– Он обязан приехать, – сказала Эмма. – Пускай хотя бы на два денечка – обязан. Мне сложно представить, чтобы молодой человек настолько не мог распоряжаться собственной судьбой. Да, девушке, попади она в злые руки, сложно вырваться из плена и попасть к тем, с кем она хочет быть. Но что может так удерживать молодого человека, не давать ему провести хотя бы недельку с отцом – этого я понять не могу.

– Чтобы судить о том, что он может, а что – нет, надо сперва побывать в Анскоме и узнать, какие там порядки, – заметила миссис Уэстон. – Вероятно, стоит придерживаться такого правила, прежде чем судить о любой семье, однако в случае с Анскомом, я полагаю, дело обстоит еще труднее: там все подчиняется миссис Черчилль и ее капризам.

– Но ведь она так любит своего племянника, просто души в нем не чает. И, как мне показалось, для особы вроде миссис Черчилль было бы вполне естественно, постоянно помыкая своим мужем, которому она обязана всем, в то же время угождать племяннику, которому она не обязана ничем.

– Милая моя Эмма, у вас такой добрый нрав, что вы никогда не сможете понять такого человека и его мотивы – даже не пытайтесь. Не сомневаюсь, что иногда он и в силах на нее влиять, однако невозможно всегда знать заранее, что и когда ей взбредет в голову.

Эмма выслушала и холодно подытожила:

– Как бы то ни было, он должен приехать.

– Возможно, в одних вопросах он обладает бо́льшим влиянием, – продолжала миссис Уэстон, – а в других – меньшим.

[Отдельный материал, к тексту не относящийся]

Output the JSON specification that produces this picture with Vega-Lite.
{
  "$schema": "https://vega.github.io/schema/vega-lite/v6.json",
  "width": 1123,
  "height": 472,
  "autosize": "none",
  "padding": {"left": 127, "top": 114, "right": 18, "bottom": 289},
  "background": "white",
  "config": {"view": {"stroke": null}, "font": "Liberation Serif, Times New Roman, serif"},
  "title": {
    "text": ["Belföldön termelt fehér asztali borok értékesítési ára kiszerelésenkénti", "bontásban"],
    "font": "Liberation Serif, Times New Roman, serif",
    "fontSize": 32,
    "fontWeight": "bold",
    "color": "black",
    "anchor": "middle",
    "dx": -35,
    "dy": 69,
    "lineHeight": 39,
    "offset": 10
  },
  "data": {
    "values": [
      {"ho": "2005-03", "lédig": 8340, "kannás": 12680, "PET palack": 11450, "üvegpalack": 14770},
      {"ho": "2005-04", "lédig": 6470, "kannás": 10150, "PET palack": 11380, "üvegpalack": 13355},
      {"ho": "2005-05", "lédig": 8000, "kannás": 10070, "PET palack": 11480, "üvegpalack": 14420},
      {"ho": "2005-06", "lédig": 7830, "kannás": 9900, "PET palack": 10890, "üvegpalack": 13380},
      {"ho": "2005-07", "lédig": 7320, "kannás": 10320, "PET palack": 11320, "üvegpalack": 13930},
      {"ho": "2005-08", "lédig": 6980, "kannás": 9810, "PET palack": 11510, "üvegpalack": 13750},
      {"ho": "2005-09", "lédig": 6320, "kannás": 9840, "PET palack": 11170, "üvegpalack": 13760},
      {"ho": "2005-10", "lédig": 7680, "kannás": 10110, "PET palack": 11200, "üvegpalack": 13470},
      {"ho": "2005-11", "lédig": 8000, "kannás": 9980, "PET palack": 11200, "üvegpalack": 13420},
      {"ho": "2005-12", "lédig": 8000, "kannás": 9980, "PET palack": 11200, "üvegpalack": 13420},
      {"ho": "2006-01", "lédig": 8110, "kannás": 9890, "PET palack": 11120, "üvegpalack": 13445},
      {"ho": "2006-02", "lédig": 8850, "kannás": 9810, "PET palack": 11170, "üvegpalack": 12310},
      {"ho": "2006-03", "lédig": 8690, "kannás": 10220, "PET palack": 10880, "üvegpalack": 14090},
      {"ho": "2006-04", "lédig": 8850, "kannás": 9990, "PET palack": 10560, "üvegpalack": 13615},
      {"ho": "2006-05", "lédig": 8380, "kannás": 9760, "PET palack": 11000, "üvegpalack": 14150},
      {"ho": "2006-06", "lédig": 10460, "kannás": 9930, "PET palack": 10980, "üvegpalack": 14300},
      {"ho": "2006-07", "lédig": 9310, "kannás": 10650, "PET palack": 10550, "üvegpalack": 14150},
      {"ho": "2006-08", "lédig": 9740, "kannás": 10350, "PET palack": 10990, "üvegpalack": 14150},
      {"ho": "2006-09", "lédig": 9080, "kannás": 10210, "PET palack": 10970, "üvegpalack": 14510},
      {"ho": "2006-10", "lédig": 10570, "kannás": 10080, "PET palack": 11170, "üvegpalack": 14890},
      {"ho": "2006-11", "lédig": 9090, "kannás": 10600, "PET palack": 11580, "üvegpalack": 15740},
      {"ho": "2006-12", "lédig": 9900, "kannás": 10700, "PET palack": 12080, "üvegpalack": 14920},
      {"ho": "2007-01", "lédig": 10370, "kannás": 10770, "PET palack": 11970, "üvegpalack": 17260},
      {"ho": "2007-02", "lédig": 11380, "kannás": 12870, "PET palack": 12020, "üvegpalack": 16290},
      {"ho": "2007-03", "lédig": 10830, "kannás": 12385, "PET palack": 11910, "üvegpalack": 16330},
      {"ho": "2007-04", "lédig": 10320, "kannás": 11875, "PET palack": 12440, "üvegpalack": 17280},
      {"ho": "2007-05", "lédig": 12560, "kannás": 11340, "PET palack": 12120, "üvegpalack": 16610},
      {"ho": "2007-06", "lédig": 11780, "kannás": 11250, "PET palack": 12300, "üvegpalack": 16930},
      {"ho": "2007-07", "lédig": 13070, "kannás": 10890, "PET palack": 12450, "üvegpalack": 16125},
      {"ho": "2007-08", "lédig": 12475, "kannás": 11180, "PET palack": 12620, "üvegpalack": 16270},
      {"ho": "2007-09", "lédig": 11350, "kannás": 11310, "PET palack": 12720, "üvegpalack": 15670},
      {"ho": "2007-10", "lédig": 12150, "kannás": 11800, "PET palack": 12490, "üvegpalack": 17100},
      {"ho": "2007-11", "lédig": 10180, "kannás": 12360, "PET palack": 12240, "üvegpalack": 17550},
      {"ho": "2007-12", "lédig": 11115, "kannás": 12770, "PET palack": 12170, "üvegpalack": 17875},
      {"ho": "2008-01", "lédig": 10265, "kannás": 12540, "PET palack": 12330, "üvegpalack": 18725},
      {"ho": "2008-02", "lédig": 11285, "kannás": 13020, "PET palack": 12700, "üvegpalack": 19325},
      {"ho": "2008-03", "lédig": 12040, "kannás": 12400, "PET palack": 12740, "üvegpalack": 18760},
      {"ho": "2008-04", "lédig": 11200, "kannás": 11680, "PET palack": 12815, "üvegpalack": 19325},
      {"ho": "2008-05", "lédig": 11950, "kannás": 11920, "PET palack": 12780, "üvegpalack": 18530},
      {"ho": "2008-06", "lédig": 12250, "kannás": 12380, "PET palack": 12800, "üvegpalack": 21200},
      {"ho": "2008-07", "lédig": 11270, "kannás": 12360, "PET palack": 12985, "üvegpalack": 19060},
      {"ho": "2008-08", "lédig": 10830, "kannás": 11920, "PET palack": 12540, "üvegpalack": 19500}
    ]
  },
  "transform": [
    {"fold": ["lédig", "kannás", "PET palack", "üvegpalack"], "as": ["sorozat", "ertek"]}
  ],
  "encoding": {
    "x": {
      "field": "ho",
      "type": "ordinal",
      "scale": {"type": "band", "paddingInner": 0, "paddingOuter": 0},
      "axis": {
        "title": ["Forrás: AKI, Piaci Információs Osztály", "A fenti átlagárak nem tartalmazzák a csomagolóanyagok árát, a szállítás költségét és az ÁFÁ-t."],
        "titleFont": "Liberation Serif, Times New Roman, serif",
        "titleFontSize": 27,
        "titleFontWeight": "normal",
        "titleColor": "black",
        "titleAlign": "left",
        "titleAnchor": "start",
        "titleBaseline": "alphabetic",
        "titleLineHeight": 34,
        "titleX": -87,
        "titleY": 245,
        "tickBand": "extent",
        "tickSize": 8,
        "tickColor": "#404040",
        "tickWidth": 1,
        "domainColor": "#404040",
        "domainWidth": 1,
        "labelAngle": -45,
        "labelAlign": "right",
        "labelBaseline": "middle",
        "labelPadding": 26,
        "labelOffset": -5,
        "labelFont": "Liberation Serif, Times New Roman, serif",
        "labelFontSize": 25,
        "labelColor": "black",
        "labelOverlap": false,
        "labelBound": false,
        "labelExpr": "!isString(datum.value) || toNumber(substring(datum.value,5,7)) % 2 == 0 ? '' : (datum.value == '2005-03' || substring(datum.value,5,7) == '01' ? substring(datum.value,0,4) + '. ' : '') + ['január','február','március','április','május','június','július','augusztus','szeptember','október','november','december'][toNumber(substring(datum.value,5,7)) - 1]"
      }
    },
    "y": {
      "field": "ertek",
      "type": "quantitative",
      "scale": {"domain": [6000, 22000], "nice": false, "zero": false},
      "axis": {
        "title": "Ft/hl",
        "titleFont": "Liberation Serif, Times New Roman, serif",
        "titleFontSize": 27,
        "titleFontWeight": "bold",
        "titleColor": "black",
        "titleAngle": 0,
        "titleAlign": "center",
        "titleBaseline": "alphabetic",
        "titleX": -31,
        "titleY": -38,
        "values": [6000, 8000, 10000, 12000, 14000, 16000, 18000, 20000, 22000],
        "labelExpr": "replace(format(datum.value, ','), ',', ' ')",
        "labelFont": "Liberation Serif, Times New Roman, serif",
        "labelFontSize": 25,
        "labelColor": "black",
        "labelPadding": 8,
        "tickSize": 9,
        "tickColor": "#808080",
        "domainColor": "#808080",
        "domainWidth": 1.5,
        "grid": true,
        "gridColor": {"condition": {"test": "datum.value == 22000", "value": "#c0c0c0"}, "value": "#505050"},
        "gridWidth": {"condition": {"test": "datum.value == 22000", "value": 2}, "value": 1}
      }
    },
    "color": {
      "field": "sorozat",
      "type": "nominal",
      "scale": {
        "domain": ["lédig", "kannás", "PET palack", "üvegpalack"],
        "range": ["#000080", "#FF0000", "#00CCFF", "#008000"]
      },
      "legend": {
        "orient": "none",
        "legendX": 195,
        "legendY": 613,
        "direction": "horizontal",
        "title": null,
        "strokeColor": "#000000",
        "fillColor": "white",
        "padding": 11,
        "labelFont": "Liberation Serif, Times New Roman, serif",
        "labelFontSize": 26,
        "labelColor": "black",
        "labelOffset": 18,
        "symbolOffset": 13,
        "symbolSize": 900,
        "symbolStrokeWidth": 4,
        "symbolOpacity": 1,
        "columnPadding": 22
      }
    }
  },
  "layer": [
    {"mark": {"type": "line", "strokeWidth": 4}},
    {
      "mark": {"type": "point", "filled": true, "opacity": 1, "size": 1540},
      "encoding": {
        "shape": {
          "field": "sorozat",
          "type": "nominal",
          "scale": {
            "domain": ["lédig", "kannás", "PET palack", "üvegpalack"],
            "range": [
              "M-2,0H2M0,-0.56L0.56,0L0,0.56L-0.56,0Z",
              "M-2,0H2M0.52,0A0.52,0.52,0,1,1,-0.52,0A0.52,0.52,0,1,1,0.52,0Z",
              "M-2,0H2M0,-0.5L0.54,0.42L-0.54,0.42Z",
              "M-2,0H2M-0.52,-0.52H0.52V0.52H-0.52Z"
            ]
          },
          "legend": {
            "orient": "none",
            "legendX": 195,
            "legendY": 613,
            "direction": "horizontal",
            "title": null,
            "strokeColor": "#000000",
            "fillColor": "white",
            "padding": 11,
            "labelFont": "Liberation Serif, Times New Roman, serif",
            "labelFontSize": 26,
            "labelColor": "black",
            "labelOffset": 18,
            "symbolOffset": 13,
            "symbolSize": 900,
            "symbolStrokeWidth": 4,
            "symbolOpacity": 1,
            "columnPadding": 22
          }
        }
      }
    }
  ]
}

Не исключено, что его визит к нам относится как раз к последним, и миссис Черчилль в этом к его мнению не прислушивается.

Глава XV

Мистер Вудхаус вскоре захотел чаю, а выпив его, был готов ехать домой. Три собеседницы всячески старались отвлечь его от мыслей о позднем часе, покуда остальные джентльмены не присоединились к ним в гостиной. Мистер Уэстон, человек разговорчивый и общительный, не любил расставаться с друзьями слишком скоро, и все же наконец все они собрались в одной комнате. Первым вошел мистер Элтон, он был в прекрасном расположении духа. Миссис Уэстон и Эмма сидели на софе, и он тут же, не дожидаясь приглашения, разместился между ними.

Эмма тоже пребывала в хорошем настроении после разговоров о возможном приезде Фрэнка Черчилля, а потому была готова забыть неподобающее поведение мистера Элтона и вернуться к прежней своей благосклонности. Он первым же делом заговорил о Харриет, и Эмма, одарив его дружеской улыбкой, приготовилась слушать.

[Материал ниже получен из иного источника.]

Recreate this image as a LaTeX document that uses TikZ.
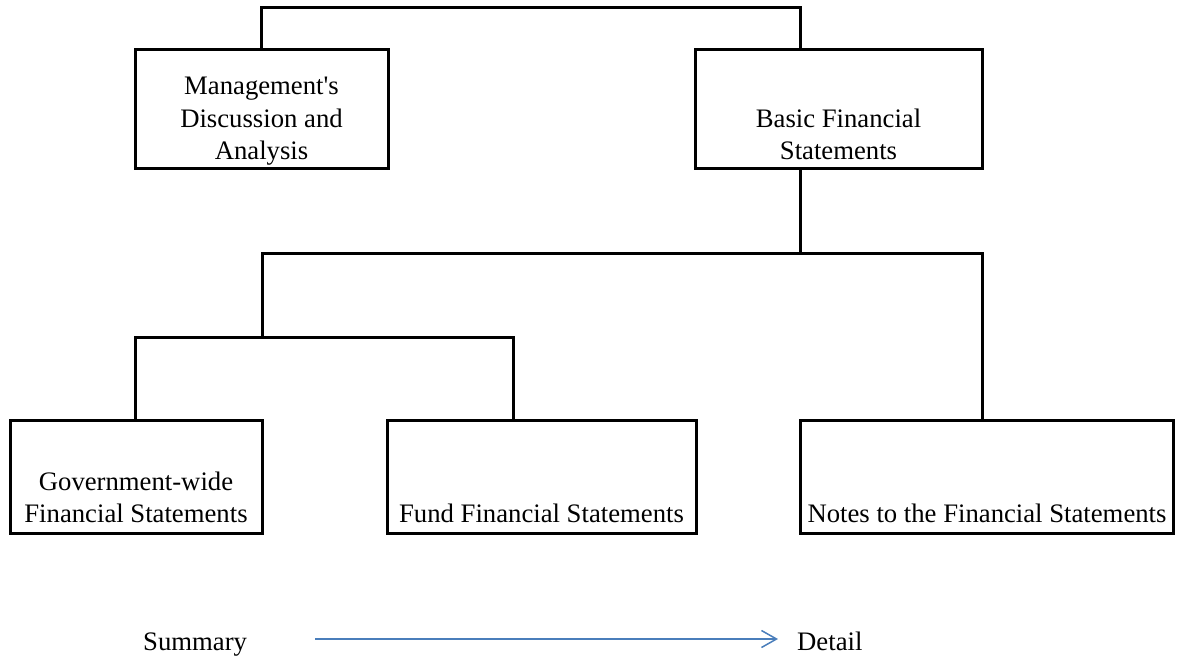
\documentclass[tikz,border=0pt]{standalone}
\usepackage{fontspec}
\setmainfont{Liberation Serif}[Ligatures=TeXOff]
\usetikzlibrary{arrows.meta}
\definecolor{arrowblue}{RGB}{74,126,187}
\tikzset{
  box/.style={draw=black, line width=3pt, rectangle, minimum height=#1, inner sep=0pt},
  conn/.style={draw=black, line width=3pt},
  lbl/.style={align=center, anchor=south, inner sep=0pt, text depth=0pt,
              font=\fontsize{26.7}{32.5}\selectfont},
  plain/.style={inner sep=0pt, font=\fontsize{26.7}{32.5}\selectfont},
  blueline/.style={draw=arrowblue, line width=1.5pt, -{Straight Barb[length=15pt,width=17pt,line width=1.5pt]}}
}
\begin{document}
\begin{tikzpicture}[x=1pt, y=-1pt]
\useasboundingbox (0,0) rectangle (1177,658);
% boxes
\node[box=118pt, minimum width=253pt] (b1) at (261.5,109) {};
\node[box=118pt, minimum width=287pt] (b2) at (838.5,109) {};
\node[box=113pt, minimum width=252pt] (b3) at (136,476.5) {};
\node[box=113pt, minimum width=309pt] (b4) at (541.5,476.5) {};
\node[box=113pt, minimum width=373pt] (b5) at (986.5,476.5) {};
% labels
\node[lbl] (t1) at (261.5,160) {Management's\\Discussion and\\Analysis};
\node[lbl] (t2) at (838.5,160) {Basic Financial\\Statements};
\node[lbl] (t3) at (136,523) {Government-wide\\Financial Statements};
\node[lbl] (t4) at (541.5,523) {Fund Financial Statements};
\node[lbl] (t5) at (987,523) {Notes to the Financial Statements};
% junction coordinates
\coordinate (topbar) at (530,8);
\coordinate (j1) at (800,253);
\coordinate (hl) at (262,253);
\coordinate (j5) at (982,253);
\coordinate (h2) at (262,337);
\coordinate (k3) at (135,337);
\coordinate (k4) at (513,337);
% connectors
\draw[conn] (b1.north) -- (b1.north |- topbar) -- (topbar -| j1) -- (b2.north -| j1);
\draw[conn] (b2.south -| j1) -- (j1);
\draw[conn] (b5.north -| j5) -- (j5) -- (hl) -- (h2);
\draw[conn] (b3.north -| k3) -- (k3) -- (k4) -- (b4.north -| k4);
% summary -> detail
\node[plain, anchor=base west] (sum) at (143,650) {Summary};
\node[plain, anchor=base west] (det) at (797,650) {Detail};
\coordinate (as) at (315,639);
\coordinate (ae) at (778,639);
\draw[blueline] (as) -- (ae);
\end{tikzpicture}
\end{document}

Он выразил крайнюю обеспокоенность состоянием ее подруги – ее милой, чудесной, любезнейшей подруги. Есть ли вести? Не сообщали ли ей о ее здоровье за время их визита? Он очень встревожен и должен признаться, что природа ее болезни внушает ему некоторые опасения… И в таком духе он еще попричитал некоторое время, не слишком прислушиваясь к ответам, но отдавая должное ужасам больного горла. Эмма же снисходительно его слушала.

Однако разговор принял неожиданный оборот: внезапно оказалось, что он больше обеспокоен здоровьем не Харриет, а Эммы – как бы она не заразилась больным горлом от своей подруги, как бы не подхватила тот же недуг. Он принялся пылко уговаривать ее воздержаться от визитов к больной, умолял дать ему обещание не рисковать, покуда он не разузнает все у мистера Перри. И хотя Эмма пыталась обратить все в шутку и вернуть разговор к заботам о Харриет, причитаниям его не было конца. Все это Эмму разозлило. Что ж, сомнений не было – он и впрямь сменил предмет обожания с Харриет на нее. Какое чудовищное, презренное непостоянство! Она с трудом держала себя в руках. Мистер Элтон повернулся к миссис Уэстон за поддержкой: ведь она, разумеется, с ним согласна? Не поддержит ли она его мольбы, чтобы мисс Вудхаус не приходила к миссис Годдард, покуда не станет ясно, что недуг мисс Смит не заразен? Пока мисс Вудхаус не даст ему обещания, он не успокоится – не поможет ли миссис Уэстон своим влиянием его добиться?